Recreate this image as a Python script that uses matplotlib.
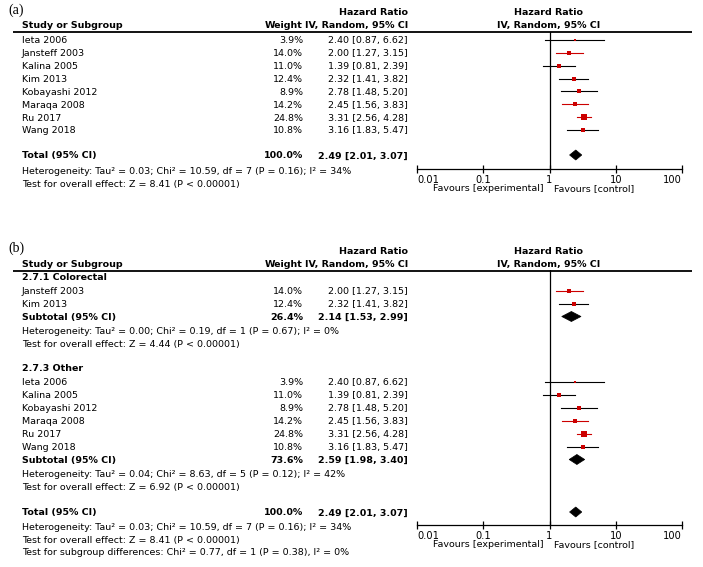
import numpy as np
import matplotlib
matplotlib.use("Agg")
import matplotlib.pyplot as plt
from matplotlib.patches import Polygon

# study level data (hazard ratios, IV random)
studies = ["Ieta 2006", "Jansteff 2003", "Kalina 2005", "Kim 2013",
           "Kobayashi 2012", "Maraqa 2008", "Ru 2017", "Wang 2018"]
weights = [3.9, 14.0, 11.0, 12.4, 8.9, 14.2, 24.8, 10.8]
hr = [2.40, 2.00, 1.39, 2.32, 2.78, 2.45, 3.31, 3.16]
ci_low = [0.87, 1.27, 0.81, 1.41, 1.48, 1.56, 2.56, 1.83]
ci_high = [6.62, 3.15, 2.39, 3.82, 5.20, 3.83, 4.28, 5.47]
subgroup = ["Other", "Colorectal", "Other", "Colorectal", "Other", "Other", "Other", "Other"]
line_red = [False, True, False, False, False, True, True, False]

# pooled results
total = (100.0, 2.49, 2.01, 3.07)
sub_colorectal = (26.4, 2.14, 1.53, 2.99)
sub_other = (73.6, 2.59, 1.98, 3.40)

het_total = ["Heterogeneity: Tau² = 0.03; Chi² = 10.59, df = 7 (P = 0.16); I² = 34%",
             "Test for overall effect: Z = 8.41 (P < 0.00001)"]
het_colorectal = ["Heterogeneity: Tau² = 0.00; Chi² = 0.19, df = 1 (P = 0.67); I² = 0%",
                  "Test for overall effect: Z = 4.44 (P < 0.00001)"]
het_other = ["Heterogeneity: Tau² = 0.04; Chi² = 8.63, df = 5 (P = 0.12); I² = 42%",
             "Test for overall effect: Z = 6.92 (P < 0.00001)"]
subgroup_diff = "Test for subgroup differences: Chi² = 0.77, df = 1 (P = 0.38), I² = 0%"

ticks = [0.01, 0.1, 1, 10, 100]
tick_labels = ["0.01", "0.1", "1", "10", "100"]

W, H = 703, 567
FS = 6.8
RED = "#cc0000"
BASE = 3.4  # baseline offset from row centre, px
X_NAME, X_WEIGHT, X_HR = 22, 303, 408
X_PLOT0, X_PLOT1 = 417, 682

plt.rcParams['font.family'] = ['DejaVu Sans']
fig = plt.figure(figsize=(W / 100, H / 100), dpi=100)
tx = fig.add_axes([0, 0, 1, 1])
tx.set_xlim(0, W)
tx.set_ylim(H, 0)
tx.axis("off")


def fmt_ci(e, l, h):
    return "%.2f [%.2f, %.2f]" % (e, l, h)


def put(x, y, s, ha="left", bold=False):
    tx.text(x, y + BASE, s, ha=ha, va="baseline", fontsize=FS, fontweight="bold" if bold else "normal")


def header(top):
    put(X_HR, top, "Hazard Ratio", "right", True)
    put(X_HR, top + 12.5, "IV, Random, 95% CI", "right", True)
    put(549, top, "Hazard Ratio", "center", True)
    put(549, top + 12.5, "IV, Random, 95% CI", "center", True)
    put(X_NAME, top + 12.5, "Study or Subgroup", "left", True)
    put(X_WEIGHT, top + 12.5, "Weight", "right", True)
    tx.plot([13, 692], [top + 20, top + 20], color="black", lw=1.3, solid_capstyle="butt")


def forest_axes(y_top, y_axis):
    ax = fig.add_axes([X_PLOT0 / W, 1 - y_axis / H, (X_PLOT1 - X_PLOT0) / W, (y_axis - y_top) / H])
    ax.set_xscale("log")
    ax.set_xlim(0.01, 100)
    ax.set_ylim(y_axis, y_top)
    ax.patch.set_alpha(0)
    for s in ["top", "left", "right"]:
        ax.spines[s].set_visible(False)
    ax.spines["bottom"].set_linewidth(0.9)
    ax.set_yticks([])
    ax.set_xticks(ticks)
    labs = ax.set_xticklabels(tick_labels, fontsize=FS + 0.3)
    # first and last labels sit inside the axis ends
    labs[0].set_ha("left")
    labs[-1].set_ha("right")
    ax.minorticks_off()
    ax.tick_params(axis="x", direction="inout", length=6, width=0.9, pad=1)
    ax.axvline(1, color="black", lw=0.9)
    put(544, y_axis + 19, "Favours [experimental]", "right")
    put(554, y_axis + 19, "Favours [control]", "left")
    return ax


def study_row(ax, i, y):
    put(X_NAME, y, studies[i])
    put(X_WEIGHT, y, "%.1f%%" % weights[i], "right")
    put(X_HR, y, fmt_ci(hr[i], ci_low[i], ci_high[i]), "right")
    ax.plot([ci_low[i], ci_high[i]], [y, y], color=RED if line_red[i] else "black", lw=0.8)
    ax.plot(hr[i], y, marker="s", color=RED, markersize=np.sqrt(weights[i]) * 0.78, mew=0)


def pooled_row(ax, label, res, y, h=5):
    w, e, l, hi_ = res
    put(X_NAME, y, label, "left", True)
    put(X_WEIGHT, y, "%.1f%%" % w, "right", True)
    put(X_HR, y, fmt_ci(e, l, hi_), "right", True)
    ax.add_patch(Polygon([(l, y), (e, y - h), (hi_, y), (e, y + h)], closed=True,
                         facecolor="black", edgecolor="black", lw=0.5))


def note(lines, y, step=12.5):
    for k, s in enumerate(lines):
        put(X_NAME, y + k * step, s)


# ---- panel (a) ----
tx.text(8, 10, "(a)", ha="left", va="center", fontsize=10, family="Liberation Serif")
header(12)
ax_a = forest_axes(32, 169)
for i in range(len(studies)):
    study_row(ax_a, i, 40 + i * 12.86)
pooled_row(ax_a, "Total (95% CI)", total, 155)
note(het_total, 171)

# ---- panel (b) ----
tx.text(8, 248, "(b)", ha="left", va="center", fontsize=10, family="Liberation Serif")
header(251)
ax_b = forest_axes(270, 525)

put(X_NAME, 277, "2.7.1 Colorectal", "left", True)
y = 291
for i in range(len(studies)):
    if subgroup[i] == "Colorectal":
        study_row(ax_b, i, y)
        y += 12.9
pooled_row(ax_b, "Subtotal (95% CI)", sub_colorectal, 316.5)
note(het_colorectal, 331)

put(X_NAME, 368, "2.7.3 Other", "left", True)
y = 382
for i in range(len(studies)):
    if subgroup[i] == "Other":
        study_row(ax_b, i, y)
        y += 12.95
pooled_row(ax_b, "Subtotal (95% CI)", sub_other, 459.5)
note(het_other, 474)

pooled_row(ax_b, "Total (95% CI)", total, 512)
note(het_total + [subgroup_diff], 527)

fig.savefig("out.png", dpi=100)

» **What you have to do**:
Leave out the pictures and repeat exactly the lines from the start of the material through the line that contains "line_red = [False, True, False, False, False, True, True, False]", both included.

» **Finished answer**:
Recreate this image as a Python script that uses matplotlib.
import numpy as np
import matplotlib
matplotlib.use("Agg")
import matplotlib.pyplot as plt
from matplotlib.patches import Polygon

# study level data (hazard ratios, IV random)
studies = ["Ieta 2006", "Jansteff 2003", "Kalina 2005", "Kim 2013",
           "Kobayashi 2012", "Maraqa 2008", "Ru 2017", "Wang 2018"]
weights = [3.9, 14.0, 11.0, 12.4, 8.9, 14.2, 24.8, 10.8]
hr = [2.40, 2.00, 1.39, 2.32, 2.78, 2.45, 3.31, 3.16]
ci_low = [0.87, 1.27, 0.81, 1.41, 1.48, 1.56, 2.56, 1.83]
ci_high = [6.62, 3.15, 2.39, 3.82, 5.20, 3.83, 4.28, 5.47]
subgroup = ["Other", "Colorectal", "Other", "Colorectal", "Other", "Other", "Other", "Other"]
line_red = [False, True, False, False, False, True, True, False]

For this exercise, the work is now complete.